Have been trying out Distros for about a week now.
I was inspired by the Level 1 videos and your crossover videos with Linus about gaming on Linux.
I’ve been a long (30 + year) MacOS guy who has on and off built Windows gaming PC’s.
I hate how Win10 has become pure spyware. And a little upset at apple for going through another let’s get rid of all the connectors and upgradeability stage. So I’m learning Linux!
Currently I’ve got an old WIn7 Dell triple booting Win7, Elementary, and Mint.
I’m loving Elementary, it just feels like home. Mint has been giving me hassles, but I finally got it up and running. I’ll have lots of questions in other sections about problems I’m having.
I’m here because one of your videos talking about how unfriendly some of the Linux community can be (I’ve had a mixed bag so far of good and bad) and this was a friendly place to call home.
I started on an even older WinXP machine with Puppy, Bodhi, and then was suggested AntiX… Puppy I couldn’t get to install, only run from CD. Bodhi I couldn’t get running right. AntiX was running until 2 of the 3 ram slots stopped working. That was day 1-3 of my Linux experience.
Then I switched to the Win7 Dell which was a great leap forward in computing power. I tried Deepin but it was crashing and messing up in various ways constantly. Then I tried Elementary and fell in love. Everyone was like try Manjaro, Mint or Ubuntu. I just don’t like the looks of Manjaro and the proprietary nature of Ubunto, plus the default install looks ugly to me.
Mint has been nothing but hassles. Elementary has some quirks but it just feels like home.
People were getting upset at me for not liking Manjaro and Ubunto… guess I’m stepping on holy cows or something???
if you install your /home on a separate partition you don’t need to worry about losing data when swapping distros. Just set your uname and password to the same thing on the next install and all your documents etc. will be there.
People get super opinionated about things. (Personally, Mint doesn’t do it for me, but Fedora does, for example) The difference is that some people turn into distro zealots. Don’t let that get to you. You’ll find that here as well, but it’s just a side effect of being passionate, in my opinion.
Yep, Mint has its difficulties. There are design philosophy reasons for that.
Linux works on a lot of cool old hardware and often it doesn’t become unusable until you encounter hardware failures. That’s the beauty of it.
I’m going to second @tkoham’s recommendation to check out Solus. If you like the simplicity of Elementary, you might like Solus as well.

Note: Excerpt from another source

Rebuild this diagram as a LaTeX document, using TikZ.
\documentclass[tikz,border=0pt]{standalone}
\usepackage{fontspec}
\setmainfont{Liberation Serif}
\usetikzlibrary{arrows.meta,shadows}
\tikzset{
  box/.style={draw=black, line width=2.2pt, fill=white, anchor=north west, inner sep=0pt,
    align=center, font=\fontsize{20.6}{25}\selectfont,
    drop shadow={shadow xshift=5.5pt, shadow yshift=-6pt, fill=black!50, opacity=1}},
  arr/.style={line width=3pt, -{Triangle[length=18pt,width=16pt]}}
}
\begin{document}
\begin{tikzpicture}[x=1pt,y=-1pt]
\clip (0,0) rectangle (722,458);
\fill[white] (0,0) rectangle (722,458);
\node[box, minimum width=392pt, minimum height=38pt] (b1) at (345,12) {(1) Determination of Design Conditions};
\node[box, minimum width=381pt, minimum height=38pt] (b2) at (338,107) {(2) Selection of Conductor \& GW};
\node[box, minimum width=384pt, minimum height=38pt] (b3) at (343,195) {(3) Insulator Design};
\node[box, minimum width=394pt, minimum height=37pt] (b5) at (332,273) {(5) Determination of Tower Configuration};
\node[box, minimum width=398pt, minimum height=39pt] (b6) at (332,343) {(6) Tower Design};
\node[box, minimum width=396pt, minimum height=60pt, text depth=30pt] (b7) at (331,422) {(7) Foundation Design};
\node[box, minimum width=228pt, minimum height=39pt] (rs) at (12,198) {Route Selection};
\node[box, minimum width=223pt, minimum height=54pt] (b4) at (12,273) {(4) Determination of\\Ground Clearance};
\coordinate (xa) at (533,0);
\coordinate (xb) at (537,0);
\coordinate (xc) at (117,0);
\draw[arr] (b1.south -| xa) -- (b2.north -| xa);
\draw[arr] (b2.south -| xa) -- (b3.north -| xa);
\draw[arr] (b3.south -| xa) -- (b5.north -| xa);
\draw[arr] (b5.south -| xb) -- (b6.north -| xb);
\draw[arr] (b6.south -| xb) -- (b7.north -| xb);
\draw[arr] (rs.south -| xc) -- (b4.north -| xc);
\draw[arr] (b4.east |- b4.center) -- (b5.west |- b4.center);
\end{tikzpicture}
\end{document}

Like I said above. Zealots. Each person has their niche and you just need to find yours.
Anyways, I’m off for the evening. Enjoy your newfound addiction and have fun all!
thing is, practices on ubuntu based distributions (mint, elementary) aren’t really applicable anywhere else. You’re learning how to trick ubuntu into working rather than use a sane linux system. Just my 2 cents.
I switched to Linux around a month ago. (Already that long, heh).
It was the best decisions I’ve made in years. Increased my productivity, and among other things. As someone who works with computers IRL, and spends a lot of time in my desktop, you could argue it’s even improved my quality of life.
I know Linux community makes jokes about it, but I decided to go with an Ubuntu-based distro. Nearly everything works on it, and it still gives you nice quality of use tools for new users.
Since I wanted a KDE environment, I went with Kubunto. Hope it helps, and welcome!
Linux doesn’t have a Desktop like windows where each one is the same. There are a few different options, and unless you install something like Arch most distros make that choice for you.
KDE is an environment I liked quite a bit the few times I worked with it, and in VMs. Kubunto is a distro based off of Ubunto that uses KDE, as Ubunto uses… Gnome maybe?
Elementary is based on Ubuntu 16.04 with the Pantheon desktop as default.
If you haven’t already, check out https://distrowatch.com/ for other distros to try. And an fyi, if you find a desktop environment you like, you can install it on any distro. In the past I’ve seen people install Mint Mate and then do a total reinstall for Mint Cinnnamon when they only had to just install the Cinnamon desktop.